こころちゃんは、親先生こと開祖 小倉霊現がかつて全国各地を巡ってご親教をされていたことを知っておるの?昭和20年8月15日の終戦翌年、親先生は日本再建の巡教の旅を始められたのじゃ。これがご親教の始まりというわけじゃ。そして、戦後の暗く貧しい日本に、愛国心と和合のもと、明るく楽しい極楽を建設しようと、当時巡教されていた三重県志摩郡のご親教先で、「旅からすの歌」を感得され、国民の団結と日本の復興を願ったのじゃ。
なるほど。「旅からすの歌」の歴史は、ここから始まったんですね。

伊勢神宮神勅奉答参拝(いせじんぐうしんちょくほうとうさんぱい)

「旅からすの歌」ができたとき、親先生はある夢を見たそうじゃ。

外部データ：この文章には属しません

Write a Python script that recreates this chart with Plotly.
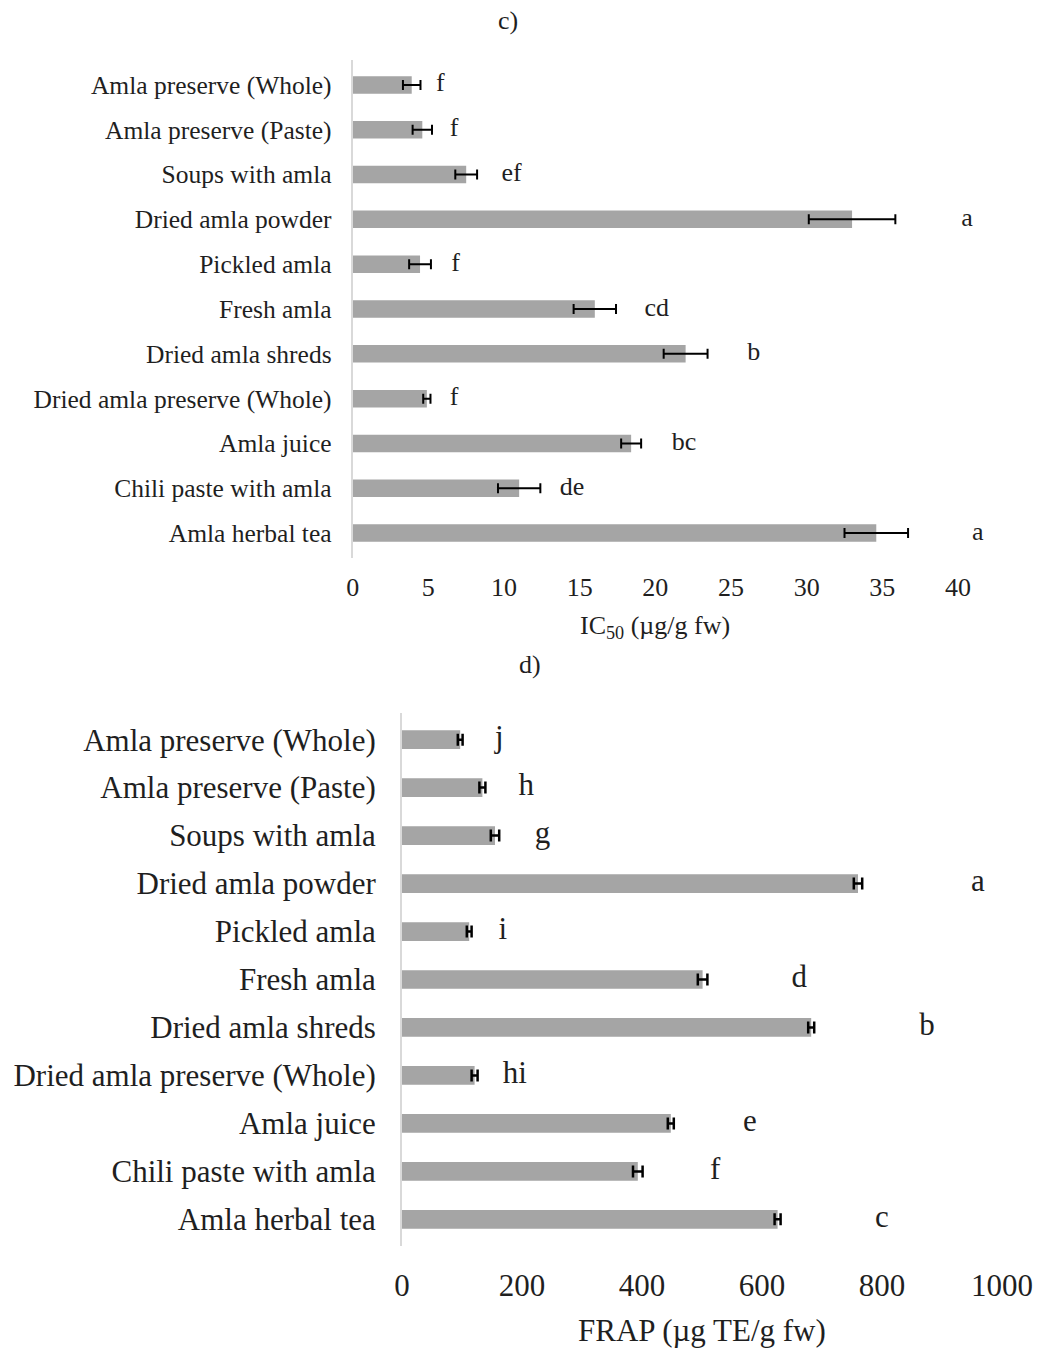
import plotly.graph_objects as go

categories = [
    "Amla preserve (Whole)",
    "Amla preserve (Paste)",
    "Soups with amla",
    "Dried amla powder",
    "Pickled amla",
    "Fresh amla",
    "Dried amla shreds",
    "Dried amla preserve (Whole)",
    "Amla juice",
    "Chili paste with amla",
    "Amla herbal tea",
]

# c) IC50 (ug/g fw)
ic50_values = [3.9, 4.6, 7.5, 33.0, 4.45, 16.0, 22.0, 4.9, 18.4, 11.0, 34.6]
ic50_errors = [0.58, 0.64, 0.72, 2.86, 0.72, 1.4, 1.45, 0.24, 0.66, 1.4, 2.1]
ic50_letters = ["f", "f", "ef", "a", "f", "cd", "b", "f", "bc", "de", "a"]

# d) FRAP (ug TE/g fw)
frap_values = [97, 134, 155, 760, 112, 501, 682, 121, 448, 393, 626]
frap_errors = [4, 5, 7, 7, 4, 8, 5, 5, 5, 8, 5]
frap_letters = ["j", "h", "g", "a", "i", "d", "b", "hi", "e", "f", "c"]

# label placement (in axis units)
ic50_letter_pos = [5.8, 6.7, 10.5, 40.6, 6.8, 20.1, 26.5, 6.7, 21.9, 14.5, 41.3]
frap_letter_pos = [162, 207, 234, 960, 168, 662, 875, 188, 580, 522, 800]

W, H = 1038, 1349
FONT = "Times New Roman, Liberation Serif, serif"
TXT = "#1f1f1f"
BAR = "#a5a5a5"

fig = go.Figure()

fig.add_trace(go.Bar(
    x=ic50_values, y=categories, orientation="h",
    marker=dict(color=BAR, line=dict(width=0)),
    error_x=dict(type="data", array=ic50_errors, color="black", thickness=2, width=5),
    xaxis="x", yaxis="y", showlegend=False, hoverinfo="skip",
))
fig.add_trace(go.Scatter(
    x=ic50_letter_pos, y=categories, mode="text", text=ic50_letters,
    textposition="middle center", textfont=dict(family=FONT, size=26, color=TXT),
    cliponaxis=False, xaxis="x", yaxis="y", showlegend=False, hoverinfo="skip",
))
fig.add_trace(go.Bar(
    x=frap_values, y=categories, orientation="h",
    marker=dict(color=BAR, line=dict(width=0)),
    error_x=dict(type="data", array=frap_errors, color="black", thickness=2.5, width=6),
    xaxis="x2", yaxis="y2", showlegend=False, hoverinfo="skip",
))
fig.add_trace(go.Scatter(
    x=frap_letter_pos, y=categories, mode="text", text=frap_letters,
    textposition="middle center", textfont=dict(family=FONT, size=31, color=TXT),
    cliponaxis=False, xaxis="x2", yaxis="y2", showlegend=False, hoverinfo="skip",
))

def px_x(p):
    return p / W

def px_y(p):
    return 1 - p / H

axis_common = dict(showgrid=False, zeroline=False, fixedrange=True, automargin=False)

def note(text, xp, yp, size):
    return dict(text=text, x=px_x(xp), y=px_y(yp), xref="paper", yref="paper",
                xanchor="center", yanchor="middle", showarrow=False,
                font=dict(size=size, family=FONT, color=TXT))

# top panel: 0 at 352.7 px, 40 at 958 px; range extended to 42 so the far letters stay visible
top_left, top_40 = 352.7, 958.0
top_right = top_left + (top_40 - top_left) * 42 / 40

fig.update_layout(
    width=W, height=H,
    margin=dict(l=0, r=0, t=0, b=0, pad=0),
    paper_bgcolor="white", plot_bgcolor="white",
    bargap=0.61,
    font=dict(family=FONT, color=TXT),
    xaxis=dict(domain=[px_x(top_left), px_x(top_right)], range=[0, 42],
               tickmode="array", tickvals=[0, 5, 10, 15, 20, 25, 30, 35, 40],
               showline=False, ticks="", ticklabelstandoff=11,
               tickfont=dict(size=26, family=FONT, color=TXT), anchor="y", **axis_common),
    yaxis=dict(domain=[px_y(558), px_y(60)], autorange="reversed", type="category",
               showline=True, linecolor="#d9d9d9", linewidth=2, ticks="",
               ticklabelstandoff=14,
               tickfont=dict(size=25.5, family=FONT, color=TXT), anchor="x", **axis_common),
    xaxis2=dict(domain=[px_x(402), px_x(1002)], range=[0, 1000], dtick=200,
                showline=False, ticks="", ticklabelstandoff=18,
                tickfont=dict(size=31, family=FONT, color=TXT), anchor="y2", **axis_common),
    yaxis2=dict(domain=[px_y(1246), px_y(713)], autorange="reversed", type="category",
                showline=True, linecolor="#d9d9d9", linewidth=2, ticks="",
                ticklabelstandoff=18,
                tickfont=dict(size=31, family=FONT, color=TXT), anchor="x2", **axis_common),
    annotations=[
        note("c)", 508, 20, 26),
        note("IC<sub>50</sub> (µg/g fw)", 655, 627, 26),
        note("d)", 530, 664, 26),
        note("FRAP (µg TE/g fw)", 702, 1330, 31),
    ],
)

fig.write_html("out.html", config={"displayModeBar": False},
               post_script="document.body.style.margin='0';document.body.style.overflow='hidden';")
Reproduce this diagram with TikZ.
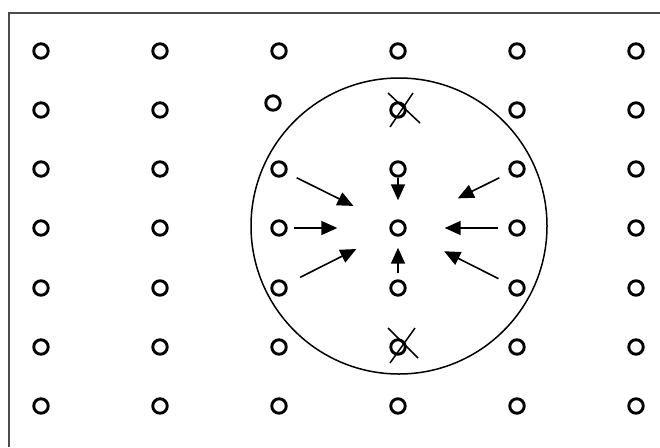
\documentclass[tikz,border=0pt]{standalone}
\usetikzlibrary{arrows.meta}
\begin{document}
\begin{tikzpicture}[x=1pt,y=-1pt,
  dot/.style={circle,draw=black,line width=2.9pt,minimum size=14.5pt,inner sep=0pt},
  arr/.style={line width=1.6pt,-{Triangle[length=16pt,width=14pt]}},
  cross/.style={line width=1.5pt},
  frame/.style={line width=1.6pt,draw=black!70}]
\useasboundingbox (0,0) rectangle (660,447);
% frame
\coordinate (fTL) at (9,13);
\coordinate (fTR) at (660,13);
\coordinate (fBL) at (9,447);
\draw[frame] (fTR) -- (fTL) -- (fBL);
% grid of particles
\foreach \i/\x in {1/41,2/160,3/279,4/398,5/517,6/636}{
  \foreach \j/\y in {1/51,2/110,3/169,4/228,5/288,6/347,7/406}{
    \ifnum\i\j=32 \else
      \node[dot] (c\i\j) at (\x,\y) {};
    \fi
  }
}
\node[dot] (c32) at (273,103) {};
% big circle
\node[circle,draw=black,line width=1.5pt,minimum size=296pt,inner sep=0pt] (big) at (399,226) {};
% crossed-out particles
\draw[cross] ([shift={(-10,-17)}]c42.center) -- ([shift={(22,13)}]c42.center);
\draw[cross] ([shift={(15,-17)}]c42.center) -- ([shift={(-8,17)}]c42.center);
\draw[cross] ([shift={(-10,-19)}]c46.center) -- ([shift={(20,11)}]c46.center);
\draw[cross] ([shift={(17,-19)}]c46.center) -- ([shift={(-8,16)}]c46.center);
% arrows toward the centre
\draw[arr,shorten <=11pt,shorten >=41pt] (c33) -- (c44);
\draw[arr,shorten <=6pt,shorten >=52pt] (c34) -- (c44);
\draw[arr,shorten <=15pt,shorten >=38pt] (c35) -- (c44);
\draw[arr,shorten <=0pt,shorten >=19pt] (c43) -- (c44);
\draw[arr,shorten <=6pt,shorten >=11pt] (c45) -- (c44);
\draw[arr,shorten <=11pt,shorten >=58pt] (c53) -- (c44);
\draw[arr,shorten <=10pt,shorten >=38pt] (c54) -- (c44);
\draw[arr,shorten <=12pt,shorten >=43pt] (c55) -- (c44);
\end{tikzpicture}
\end{document}
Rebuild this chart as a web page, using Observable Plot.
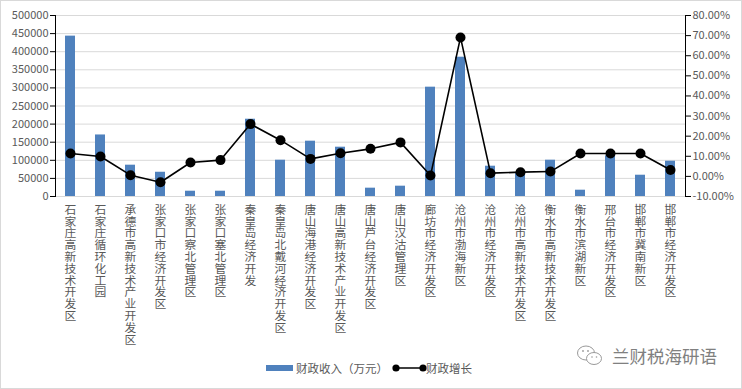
<!DOCTYPE html>
<html>
<head>
<meta charset="utf-8">
<script src="https://cdn.jsdelivr.net/npm/d3@7"></script>
<script src="https://cdn.jsdelivr.net/npm/@observablehq/plot@0.6"></script>
<style>
  html, body { margin: 0; padding: 0; background: #fff; }
  #wrap { position: relative; width: 742px; height: 389px; overflow: hidden; font-family: "Noto Sans CJK SC", "Noto Sans", sans-serif; }
  #chart { position: absolute; left: 0; top: 0; }
  #border { position: absolute; left: 0; top: 0; right: 0; bottom: 0; border: 1px solid #d9d9d9; pointer-events: none; }
  .leg { position: absolute; color: #595959; font-size: 11.5px; line-height: 14px; white-space: nowrap; }
  #wm { position: absolute; left: 612px; top: 343px; font-size: 17.5px; color: #808080; white-space: nowrap; }
</style>
</head>
<body>
<div id="wrap">
  <div id="chart"></div>
  <div id="legend"></div>
  <div id="border"></div>
</div>
<script>
const categories = [
  "石家庄高新技术开发区", "石家庄循环化工园", "承德市高新技术产业开发区", "张家口市经济开发区",
  "张家口察北管理区", "张家口塞北管理区", "秦皇岛经济开发", "秦皇岛北戴河经济开发区",
  "唐山海港经济开发区", "唐山高新技术产业开发区", "唐山芦台经济开发区", "唐山汉沽管理区",
  "廊坊市经济开发区", "沧州市渤海新区", "沧州市经济开发区", "沧州市高新技术开发区",
  "衡水市高新技术开发区", "衡水市滨湖新区", "邢台市经济开发区", "邯郸市冀南新区", "邯郸市经济开发区"
];
const revenue = [443000, 170000, 86500, 67000, 14600, 14600, 213500, 100300, 152800, 136200, 23000,
  28500, 302000, 384800, 83700, 64000, 100300, 17400, 112200, 58800, 97500];
const growth = [0.114, 0.099, 0.006, -0.029, 0.069, 0.081, 0.260, 0.180, 0.087, 0.115, 0.137,
  0.169, 0.004, 0.691, 0.016, 0.021, 0.024, 0.114, 0.114, 0.114, 0.032];
const leftTicks = [0, 50000, 100000, 150000, 200000, 250000, 300000, 350000, 400000, 450000, 500000];
const rightTicks = [-0.1, 0, 0.1, 0.2, 0.3, 0.4, 0.5, 0.6, 0.7, 0.8];
const seriesNames = ["财政收入（万元）", "财政增长"];
const watermark = "兰财税海研语";

const barColor = "#4f81bd";
const leftMax = 500000, rMin = -0.1, rMax = 0.8;
const toLeft = p => (p - rMin) / (rMax - rMin) * leftMax;
const fromLeft = v => v / leftMax * (rMax - rMin) + rMin;

const data = categories.map((c, i) => ({c, rev: revenue[i], g: growth[i]}));

const chart = Plot.plot({
  width: 742,
  height: 352,
  marginTop: 15,
  marginBottom: 156,
  marginLeft: 55,
  marginRight: 57,
  style: {fontFamily: "'Noto Sans CJK SC', 'Noto Sans', sans-serif", background: "transparent"},
  x: {domain: categories, paddingInner: 2/3, paddingOuter: 1/3},
  y: {domain: [0, leftMax]},
  marks: [
    Plot.ruleY(leftTicks, {stroke: "#d9d9d9", strokeWidth: 1}),
    Plot.barY(data, {x: "c", y: "rev", fill: barColor}),
    Plot.line(data, {x: "c", y: d => toLeft(d.g), stroke: "black", strokeWidth: 1.6}),
    Plot.dot(data, {x: "c", y: d => toLeft(d.g), r: 5, fill: "black", stroke: "none"}),
    Plot.axisY(leftTicks, {anchor: "left", tickSize: 5, tickPadding: 2, stroke: "black",
      tickFormat: d => String(d), fill: "#595959", fontSize: 11, label: null}),
    Plot.axisY(rightTicks.map(toLeft), {anchor: "right", tickSize: 5, tickPadding: 2, stroke: "black",
      tickFormat: v => (fromLeft(v) * 100).toFixed(2) + "%", fill: "#595959", fontSize: 11, label: null}),
    Plot.frame({anchor: "left", stroke: "black"}),
    Plot.frame({anchor: "right", stroke: "black"}),
    Plot.axisX({tickSize: 0, tickPadding: 9, tickFormat: d => d.split("").join("\n"),
      lineHeight: 1, fontSize: 11.8, fill: "#595959", label: null})
  ]
});
document.getElementById("chart").appendChild(chart);

// Legend (HTML)
const leg = document.getElementById("legend");
leg.innerHTML = `
  <div style="position:absolute;left:266px;top:365px;width:27px;height:6px;background:${barColor}"></div>
  <div class="leg" style="left:296px;top:361px">${seriesNames[0]}</div>
  <svg style="position:absolute;left:390px;top:362px" width="40" height="12">
    <line x1="6" y1="6" x2="33" y2="6" stroke="black" stroke-width="1.5"/>
    <circle cx="6" cy="6" r="3.6" fill="black"/>
    <circle cx="33" cy="6" r="3.6" fill="black"/>
  </svg>
  <div class="leg" style="left:426px;top:361px">${seriesNames[1]}</div>
  <svg style="position:absolute;left:576px;top:344px" width="30" height="24">
    <ellipse cx="10" cy="9" rx="8.5" ry="7" fill="none" stroke="#9a9a9a" stroke-width="1"/>
    <ellipse cx="18" cy="14.5" rx="7.5" ry="6" fill="white" stroke="#9a9a9a" stroke-width="1"/>
    <circle cx="7" cy="7" r="0.9" fill="#9a9a9a"/><circle cx="12" cy="7" r="0.9" fill="#9a9a9a"/>
    <circle cx="16" cy="13" r="0.8" fill="#9a9a9a"/><circle cx="20.5" cy="13" r="0.8" fill="#9a9a9a"/>
  </svg>
  <div id="wm">${watermark}</div>
`;
</script>
</body>
</html>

その夢には、猿田彦命(さるたひこのみこと)が伊勢神宮の内宮である天照皇大神(あまてらすおおみかみ)の使者として現れ、あるお告げを授かったという。なんでも、天照皇大神は、わが国を大事に思う親先生のお考えに深く信頼を寄せられ、この歌を歌い、舞を舞いながら日本全国を巡教して国民の和合団結を訴え、日本の復興に努めるように……ということじゃったそうな。
猿田彦命は私も知ってます。日本の神話に出てくる神様ですよね。学校の課題で調べたことがあるのですが、確か天狗のモデルになった神様ですよね?
その通り。こころちゃんは勉強熱心じゃのう。天照皇大神の孫にあたる瓊瓊杵尊(ににぎのみこと)の道案内をしたことから、旅人の神様として祀られているんじゃよ。
わぁ、日本全国を巡教するようにだなんて、「旅人の神様」からのお告げなら心強いですね。私も知ってる神様が、こんな形で念法さんと関わりがあったなんてびっくりしました!
当時の奉答参拝の様子
うむ。親先生も、最初はその夢をすぐには信じられんかったそうじゃが、「旅からすの歌」を歌うことで、不漁つづきの船が大漁で港へ戻ってきたり、たくさんの病人がたちまちによくなっていくのを見て、これは大切なお告げに違いないと確信なさったということじゃ。そして、昭和26年9月4日、親先生は伊勢神宮に全国の念法信徒の代表者約1,000名を率いて、お告げに謹んでお応えし、この歌に節と舞いをつけて奉答参拝をされたのじゃ。法被と浴衣はそのときに着ていたものというわけじゃ。また偶然この日、サンフランシスコ講和条約が締結されたのじゃが、親先生はこの5ヶ月も前の4月20日に奉答参拝を行う発表をしていたのじゃ。
不思議ですね、先に起こることがわかっていらっしゃったのかしら。ところで、今ではもうその奉答参拝は行われていないんですか?
いやいや、平成17年の伊勢念法寺が新しく建て直されたの機に「旅からすの歌」の歌碑が境内に建てられ、奉答参拝は毎年12月に行われるようになったんじゃよ。こうした取り組みからも、伊勢神宮と念法眞教とは関わりが深く長いお付き合いをさせていただいておる。また、地元信徒の青年たちが、「旅からすの歌」について学ぶことで、同時に伊勢神宮のことも学ぶきっかけになり、地域への貢献心を育むことにもつながっておるようじゃ。
当時の奉答参拝の様子
へぇ~。何気なく目にしていたあの法被や浴衣にそんな深い歴史があったなんて!しかも、今でも信徒の皆さんが身に着けて、その頃の親先生の思いをそのまま引継いでいるんですね。私も、今の豊かさや平和を当たり前と思わずに、復興に励んできた人たちのお陰だということを忘れずにいたいと思います。